America's charities going bankrupt at an alarming rate

Updated

We're all guilty of it. When our finances shrink, donating money is bumped to the bottom of the To Do list. Charities have found themselves at the bottom of the financial food chain, precisely at a moment when people in our society are more vulnerable than ever.

The New York Times reports that although no one's keeping exact figures, there's no question that charities are falling like timber across the scorched landscape of our economy. Non-profits already operate on the razor's edge of liquidity, in a domino situation where one mishap or failure by a trusted partner can sink the whole enterprise. If a charity entered into 2008 with any sort of financial trouble, it's unlikely to leave 2009 at all.

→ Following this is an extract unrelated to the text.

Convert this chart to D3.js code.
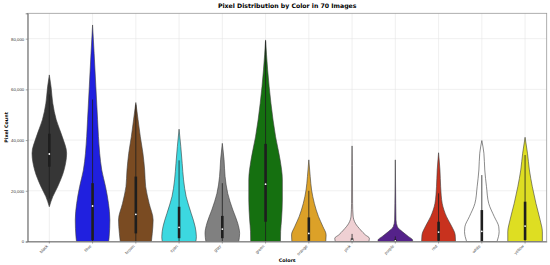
<!DOCTYPE html>
<html>
<head>
<meta charset="utf-8">
<script src="https://cdn.jsdelivr.net/npm/d3@7"></script>
<style>
  body { margin: 0; background: #fff; }
  svg { display: block; font-family: "DejaVu Sans", sans-serif; }
</style>
</head>
<body>
<div id="chart"></div>
<script>
// categories and fills
categories = ['black', 'blue', 'brown', 'cyan', 'gray', 'green', 'orange', 'pink', 'purple', 'red', 'white', 'yellow'];
fills = ['#363636', '#2020df', '#7a4b22', '#3cd8e0', '#808080', '#157010', '#dca128', '#efd0d3', '#55228a', '#c8321e', '#ffffff', '#dede22'];

// density outline per violin: [pixel count, relative width]
shapes = [
  [[13700,0],[17700,0.2],[21600,0.48],[28200,0.85],[34800,1],[41300,0.75],[48000,0.4],[54500,0.2],[61000,0.1],[65700,0]],
  [[0,0.93],[1900,0.96],[8500,1],[15000,0.92],[21600,0.75],[28200,0.53],[34800,0.41],[48000,0.29],[61000,0.19],[74200,0.09],[85400,0]],
  [[0,0.9],[3200,0.95],[8500,1],[15000,0.77],[21600,0.57],[28200,0.51],[34800,0.41],[41300,0.26],[48000,0.13],[54800,0]],
  [[0,0.97],[1900,1],[5800,0.93],[11100,0.7],[17700,0.41],[24300,0.26],[30800,0.18],[37400,0.1],[44300,0]],
  [[0,0.95],[3200,1],[7200,0.89],[12400,0.61],[19000,0.31],[25600,0.16],[32200,0.1],[38700,0]],
  [[0,0.86],[4000,0.87],[8500,0.92],[16400,0.97],[24300,0.97],[32200,0.84],[41300,0.58],[54500,0.31],[67700,0.12],[79500,0]],
  [[0,0.98],[2600,1],[5800,0.82],[9800,0.56],[15000,0.32],[20300,0.16],[25600,0.08],[32200,0]],
  [[0,0.97],[1300,1],[2600,0.77],[4500,0.5],[7200,0.19],[10000,0.06],[15000,0.03],[30000,0.02],[37700,0]],
  [[0,1],[600,1],[1900,0.77],[3900,0.4],[5800,0.12],[8500,0.04],[15000,0.025],[32200,0]],
  [[0,0.98],[2600,0.96],[5800,0.77],[9800,0.46],[15000,0.21],[21600,0.12],[28200,0.08],[35000,0]],
  [[0,0.88],[1900,0.96],[3900,1],[5800,0.98],[9800,0.72],[15000,0.4],[21600,0.27],[28200,0.17],[34800,0.12],[39800,0]],
  [[0,1],[3800,1],[8500,0.87],[15000,0.63],[21600,0.42],[28200,0.25],[34800,0.14],[41100,0]]
];

// inner box stats
q1s      = [29500, 500, 3200, 1300, 1300, 7800, 300, 0, 0, 300, 0, 600];
medians  = [34500, 14000, 10700, 5600, 4900, 22600, 3200, 400, 200, 3700, 4000, 6100];
q3s      = [42500, 23000, 25600, 13700, 10100, 38500, 9500, 1200, 800, 7800, 12400, 15700];
whiskLo  = [17000, 0, 0, 0, 0, 0, 0, 0, 0, 0, 0, 0];
whiskHi  = [58000, 56000, 54000, 32000, 23000, 79000, 20000, 3000, 2000, 19000, 26200, 34100];

yTicks = [0, 20000, 40000, 60000, 80000];

width = 550;
height = 265;
left = 27.7;
right = 546.7;
top_ = 13.3;
bottom = 241.5;

svg = d3.select('#chart')
  .append('svg')
  .attr('width', width)
  .attr('height', height);

x = d3.scaleBand().domain(categories).range([left, right]).padding(0);
y = d3.scaleLinear().domain([0, 90000]).range([bottom, top_]);
w = d3.scaleLinear().domain([0, 1]).range([0, x.bandwidth() * 0.4]);

// grid
svg.append('g')
  .selectAll('line')
  .data(yTicks)
  .join('line')
  .attr('x1', left).attr('x2', right)
  .attr('y1', d => y(d)).attr('y2', d => y(d))
  .attr('stroke', '#e6e6e6')
  .attr('stroke-width', 0.6);

svg.append('g')
  .selectAll('line')
  .data(categories)
  .join('line')
  .attr('x1', d => x(d) + x.bandwidth() / 2).attr('x2', d => x(d) + x.bandwidth() / 2)
  .attr('y1', top_).attr('y2', bottom)
  .attr('stroke', '#e6e6e6')
  .attr('stroke-width', 0.6);

// violins
categories.forEach(function (c, i) {
  cx = x(c) + x.bandwidth() / 2;
  area = d3.area()
    .curve(d3.curveMonotoneY)
    .y(d => y(d[0]))
    .x0(d => cx - w(d[1]))
    .x1(d => cx + w(d[1]));

  svg.append('path')
    .datum(shapes[i])
    .attr('d', area)
    .attr('fill', fills[i])
    .attr('stroke', '#3c3c3c')
    .attr('stroke-width', 0.6);

  svg.append('line')
    .attr('x1', cx).attr('x2', cx)
    .attr('y1', y(whiskLo[i])).attr('y2', y(whiskHi[i]))
    .attr('stroke', '#1e1e1e')
    .attr('stroke-width', 0.8);

  svg.append('line')
    .attr('x1', cx).attr('x2', cx)
    .attr('y1', y(q1s[i])).attr('y2', y(q3s[i]))
    .attr('stroke', '#1e1e1e')
    .attr('stroke-width', 2.6);

  svg.append('circle')
    .attr('cx', cx)
    .attr('cy', y(medians[i]))
    .attr('r', 0.9)
    .attr('fill', '#ffffff');
});

// frame
svg.append('rect')
  .attr('x', left).attr('y', top_)
  .attr('width', right - left).attr('height', bottom - top_)
  .attr('fill', 'none')
  .attr('stroke', '#9a9a9a')
  .attr('stroke-width', 0.8);

// axes
yAxis = svg.append('g')
  .attr('transform', 'translate(' + left + ',0)')
  .call(d3.axisLeft(y).tickValues(yTicks).tickFormat(d3.format(',')).tickSize(2).tickPadding(1.5));
yAxis.select('.domain').attr('stroke', '#666').attr('stroke-width', 0.8);
yAxis.selectAll('.tick line').attr('stroke', '#666').attr('stroke-width', 0.6);
yAxis.selectAll('text').attr('font-size', 4.3).attr('fill', '#333');

xAxis = svg.append('g')
  .attr('transform', 'translate(0,' + bottom + ')')
  .call(d3.axisBottom(x).tickSize(2).tickSizeOuter(0));
xAxis.select('.domain').attr('stroke', '#666').attr('stroke-width', 0.8);
xAxis.selectAll('.tick line').attr('stroke', '#666').attr('stroke-width', 0.6);
xAxis.selectAll('text')
  .attr('font-size', 4.2)
  .attr('fill', '#444')
  .attr('text-anchor', 'end')
  .attr('dy', 0)
  .attr('y', 0)
  .attr('transform', 'translate(-1,5) rotate(-45)');

// labels
svg.append('text')
  .attr('x', (left + right) / 2)
  .attr('y', 8.3)
  .attr('text-anchor', 'middle')
  .attr('font-size', 6.2)
  .attr('font-weight', 'bold')
  .text('Pixel Distribution by Color in 70 Images');

svg.append('text')
  .attr('x', (left + right) / 2)
  .attr('y', 262)
  .attr('text-anchor', 'middle')
  .attr('font-size', 4.8)
  .attr('font-weight', 'bold')
  .text('Colors');

svg.append('text')
  .attr('transform', 'translate(7.5,' + ((top_ + bottom) / 2) + ') rotate(-90)')
  .attr('text-anchor', 'middle')
  .attr('font-size', 4.8)
  .attr('font-weight', 'bold')
  .text('Pixel Count');
</script>
</body>
</html>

It's not just small-time non-profits that are crumbling. Big ones are on the bubble, too. As investment funds teeter, so do the foundations that use them to produce their annual operating budgets. A number of high-profile foundations, including Elie Wiesel's Foundation for Humanity and Steven Spielberg's Wunderkinder Foundation, were swindled by the Bernard Madoff mess. (In fact, some experts suspect that Madoff specifically targeted charitable foundations to keep his scheme going.) Yeshiva University lost $110 million of its endowment, and other universities were also slammed. Even Girls Scout cookie sales, a principal source of the Girl Scouts of America's funds, plummeted an estimated 19%.

Among the non-profits declaring bankruptcy are centers to support outcast gay and lesbian youth, domestic violence havens, low-income housing groups, retirement communities, and rape crisis centers. In other words, the kinds of places that victims of this recession are most likely to need. When we have more takers than givers, whole enterprises can implode.